Elastic and OpenSearch have been handling retrieval at scale since before “vector search” was a VC pitch deck buzzword. Yet there’s a growing realization among data engineers that the gap between traditional search and modern RAG isn’t as wide as the vendor marketing suggests. For most production RAG applications, those handling fewer than 10,000 documents with decent variance, you’re likely better off with BM25 and a small BERT model running on CPU than you are with a managed vector service burning through your cloud budget.
The Vector Database Tax
We’ve seen this movie before. A new technology emerges, vendors slap “AI-native” on the tin, and suddenly everyone believes they need specialized infrastructure to compete. It’s the same logic that convinces enterprises to drop $60,000 on H200 rigs just to experiment with local models they’ll never actually deploy.

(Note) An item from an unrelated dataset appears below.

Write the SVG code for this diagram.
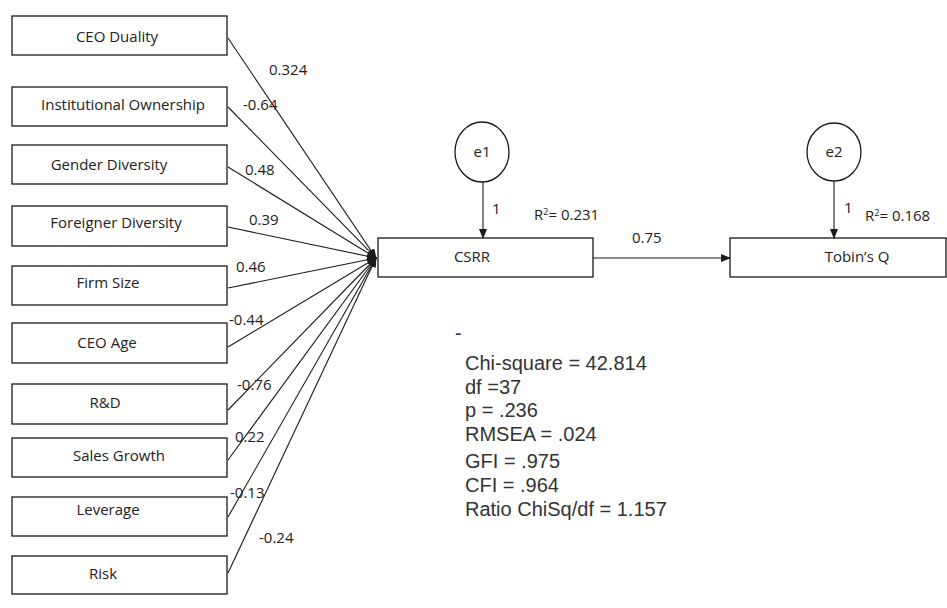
<svg xmlns="http://www.w3.org/2000/svg" width="947" height="608" viewBox="0 0 947 608">
<style>
.box{fill:#fff;stroke:#1a1a1a;stroke-width:1.3}
.lbl{font-family:"Open Sans","Liberation Sans",sans-serif;font-size:15px;fill:#222;text-anchor:middle}
.num{font-family:"Open Sans","Liberation Sans",sans-serif;font-size:15px;fill:#222}
.edge{stroke:#1a1a1a;stroke-width:1.1;fill:none}
.stat{font-family:"Liberation Sans",Arial,sans-serif;font-size:20px;fill:#333}
</style>
<defs>
<marker id="ah" markerWidth="10" markerHeight="8" refX="9" refY="4" orient="auto" markerUnits="userSpaceOnUse">
<path d="M0,0 L10,4 L0,8 z" fill="#1a1a1a"/>
</marker>
</defs>
<rect width="947" height="608" fill="#fff"/>
<g id="n-ceo-duality"><rect class="box" x="12" y="16" width="215" height="39"/><text class="lbl" x="117" y="42">CEO Duality</text></g>
<g id="n-inst-own"><rect class="box" x="12" y="87" width="215" height="39"/><text class="lbl" x="123" y="110">Institutional Ownership</text></g>
<g id="n-gender"><rect class="box" x="12" y="145" width="215" height="39"/><text class="lbl" x="109" y="170">Gender Diversity</text></g>
<g id="n-foreigner"><rect class="box" x="12" y="206" width="215" height="40"/><text class="lbl" x="116" y="228">Foreigner Diversity</text></g>
<g id="n-firm-size"><rect class="box" x="12" y="266" width="215" height="39"/><text class="lbl" x="108" y="288">Firm Size</text></g>
<g id="n-ceo-age"><rect class="box" x="12" y="323" width="215" height="40"/><text class="lbl" x="107" y="348">CEO Age</text></g>
<g id="n-rd"><rect class="box" x="12" y="384" width="215" height="40"/><text class="lbl" x="105" y="408">R&amp;D</text></g>
<g id="n-sales"><rect class="box" x="12" y="438" width="215" height="39"/><text class="lbl" x="119" y="461">Sales Growth</text></g>
<g id="n-leverage"><rect class="box" x="12" y="497" width="215" height="39"/><text class="lbl" x="108" y="515">Leverage</text></g>
<g id="n-risk"><rect class="box" x="12" y="556" width="215" height="38"/><text class="lbl" x="103" y="579">Risk</text></g>
<g id="n-csrr"><rect class="box" x="378" y="238" width="215" height="39"/><text class="lbl" x="472" y="262">CSRR</text></g>
<g id="n-tobin"><rect class="box" x="730" y="238" width="216" height="39"/><text class="lbl" x="857" y="262">Tobin’s Q</text></g>
<g id="n-e1"><ellipse class="box" cx="482" cy="152" rx="27" ry="30"/><text class="lbl" x="482" y="157">e1</text></g>
<g id="n-e2"><ellipse class="box" cx="834" cy="152" rx="27" ry="29"/><text class="lbl" x="834" y="157">e2</text></g>
<g id="connectors">
<line class="edge" x1="228" y1="38" x2="376" y2="258" marker-end="url(#ah)"/>
<line class="edge" x1="228" y1="107" x2="376" y2="258" marker-end="url(#ah)"/>
<line class="edge" x1="228" y1="167" x2="376" y2="258" marker-end="url(#ah)"/>
<line class="edge" x1="228" y1="227" x2="376" y2="258" marker-end="url(#ah)"/>
<line class="edge" x1="228" y1="288" x2="376" y2="258" marker-end="url(#ah)"/>
<line class="edge" x1="228" y1="347" x2="376" y2="258" marker-end="url(#ah)"/>
<line class="edge" x1="228" y1="410" x2="376" y2="258" marker-end="url(#ah)"/>
<line class="edge" x1="228" y1="460" x2="376" y2="258" marker-end="url(#ah)"/>
<line class="edge" x1="228" y1="517" x2="376" y2="258" marker-end="url(#ah)"/>
<line class="edge" x1="228" y1="573" x2="376" y2="258" marker-end="url(#ah)"/>
<line class="edge" x1="483" y1="182" x2="483" y2="238" marker-end="url(#ah)"/>
<line class="edge" x1="834" y1="181" x2="834" y2="238" marker-end="url(#ah)"/>
<line class="edge" x1="593" y1="258" x2="730" y2="258" marker-end="url(#ah)"/>
</g>
<g id="edge-labels">
<text class="num" x="269" y="75">0.324</text>
<text class="num" x="243" y="110">-0.64</text>
<text class="num" x="245" y="175">0.48</text>
<text class="num" x="249" y="225">0.39</text>
<text class="num" x="236" y="272">0.46</text>
<text class="num" x="229" y="325">-0.44</text>
<text class="num" x="237" y="390">-0.76</text>
<text class="num" x="235" y="442">0.22</text>
<text class="num" x="230" y="498">-0.13</text>
<text class="num" x="259" y="543">-0.24</text>
<text class="num" x="492" y="214">1</text>
<text class="num" x="844" y="213">1</text>
<text class="num" x="632" y="243">0.75</text>
<text class="num" x="534" y="220">R<tspan font-size="9" dy="-5">2</tspan><tspan dy="5">= 0.231</tspan></text>
<text class="num" x="865" y="221">R<tspan font-size="9" dy="-5">2</tspan><tspan dy="5">= 0.168</tspan></text>
</g>
<g id="fit-stats">
<text class="stat" x="455" y="340" font-size="12">-</text>
<text class="stat" x="465" y="370">Chi-square = 42.814</text>
<text class="stat" x="465" y="393.5">df =37</text>
<text class="stat" x="465" y="417">p = .236</text>
<text class="stat" x="465" y="440.5">RMSEA = .024</text>
<text class="stat" x="465" y="468">GFI = .975</text>
<text class="stat" x="465" y="492">CFI = .964</text>
<text class="stat" x="465" y="516">Ratio ChiSq/df = 1.157</text>
</g>
</svg>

Vector databases like Pinecone, Weaviate, or Milvus aren’t bad technologies. They’re simply overkill for the majority of RAG implementations currently being built. The typical corporate knowledge base, confluence docs, PDFs, support tickets, and Slack archives, rarely exceeds the scale where traditional search breaks down. Yet developers instinctively reach for pgvector or dedicated vector stores because that’s what the tutorials show, not because their use case demands it.
The hidden costs stack up quickly. You need embedding models at index time and query time. You need GPU or API credits to generate those embeddings. You need to manage another database cluster with its own replication, backup, and monitoring concerns. And for what? To search a corpus that would fit comfortably in Elasticsearch’s cold storage?
BM25 Isn’t Dead, It Just Got Ignored
BM25 (Best Matching 25) has been the backbone of search engines like Elasticsearch and Lucene for decades. It works by scoring documents based on term frequency saturation (controlled by parameter k₁, typically 1.2-2.0) and length normalization (parameter b, typically 0.75). Rare terms get higher weights through Inverse Document Frequency (IDF), while common words like “the” get ignored.
The algorithm has a fundamental limitation: it only matches the words you type, not what you meant. Search for “cardiac arrest” and BM25 won’t return documents about “heart failure” unless those exact words appear. This is exactly the gap vector embeddings were designed to fill, semantic similarity matching through high-dimensional vector space.
But here’s the uncomfortable truth: BM25 and vector search fail in opposite directions, which is why production systems increasingly use hybrid approaches. BM25 is fast, deterministic, requires no model inference, and runs on commodity hardware. Vector search requires GPU acceleration, adds latency, and produces scores that are harder to interpret. When you combine both using Reciprocal Rank Fusion (RRF), which OpenSearch and Elasticsearch support natively, you get the precision of keyword search with the recall of semantic search.
The image above illustrates the fundamental difference: BM25 matches surface form while vector search matches meaning. For RAG systems, you typically need both, exact matches for specific terminology and semantic matches for conceptual similarity.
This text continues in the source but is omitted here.